Patient death resulting from out-of-hospital ketamine administration is exceedingly rare, according to a new study released today.
The study, published in the Annals of Emergency Medicine, looked at consecutive occurrences of out-of-hospital ketamine administration reported to ESO in 2019. The authors found that out of 11,291 patients administered the drug, ketamine “could not be ruled out as a contributing factor in 8 deaths.”
That represents 0.07% of those who received ketamine during that timeframe, according to the study.
The study is called “Out-of-Hospital Ketamine: Indications for Use, Patient Outcomes, and Associated Mortality.”
“The ketamine conversation has reached a national, mainstream audience,” said ESO Chief Medical Officer Dr.
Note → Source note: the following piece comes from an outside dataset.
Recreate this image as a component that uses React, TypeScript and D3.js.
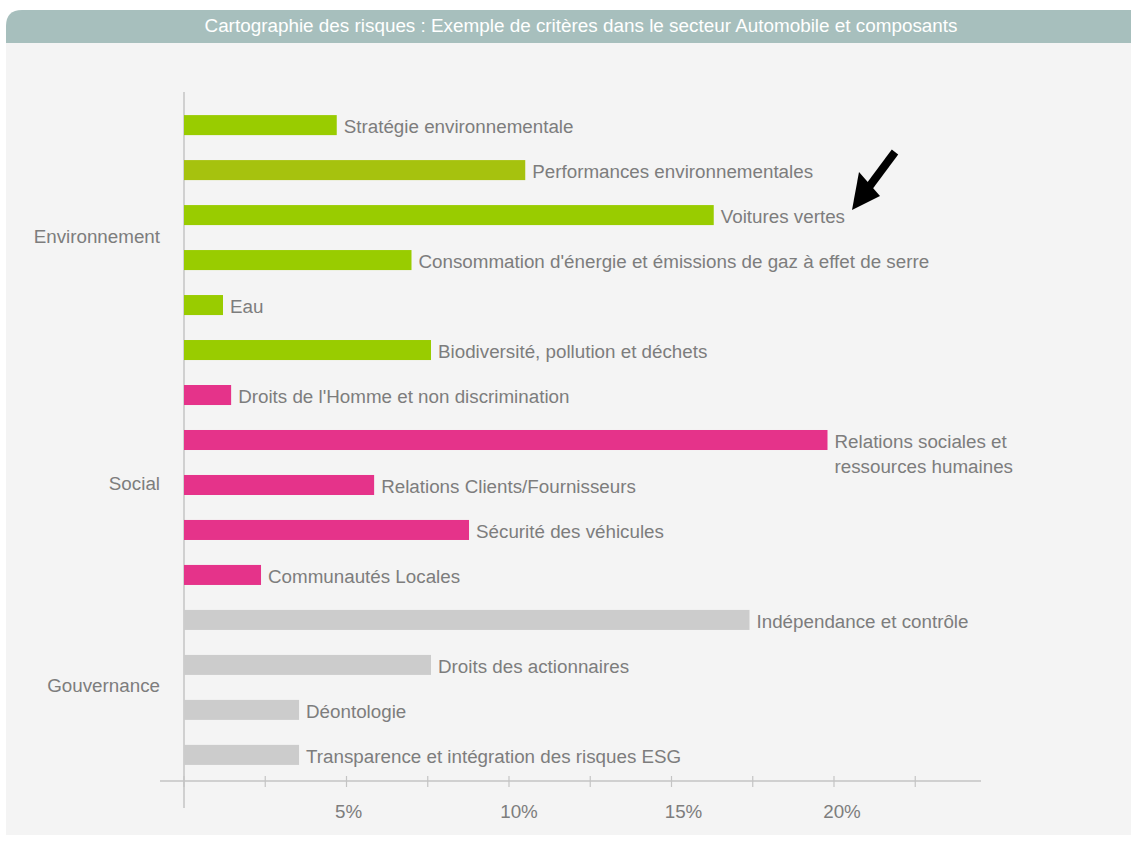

Brent Myers. “We felt it imperative to look at the full range of ketamine use and impact through an objective, data-driven lens to understand the effect of the medication on patients in both the prehospital setting and, to the extent we have data, through hospital outcome.”
“ESO has brought forth a large and robust data set that provides clarity on the safety of ketamine used in the field for behavioral emergencies when administered by providers overseen by EMS physicians,” said NAEMSP President Dr. Michael Levy. “NAEMSP, the largest organization representing EMS physicians and other professional EMS providers, thanks ESO for providing these data to help support our best practice model of EMS.”
“Our key mission is to help improve the health and safety of our communities through the power of data,” added Dr. Myers. “We hope the data from this research help contribute to a meaningful and rational conversation about the use of ketamine by EMS providers across the country as we explore and examine tools to help first responders keep patients and themselves safe.”
Ketamine has been in the national spotlight since the death of Colorado’s Elijah McClain, who was injected with a dosage appropriate for someone weighing 200 pounds. He weighed 143 pounds. Colorado is now trying to limit first responders’ use of ketamine and other chemical restraints.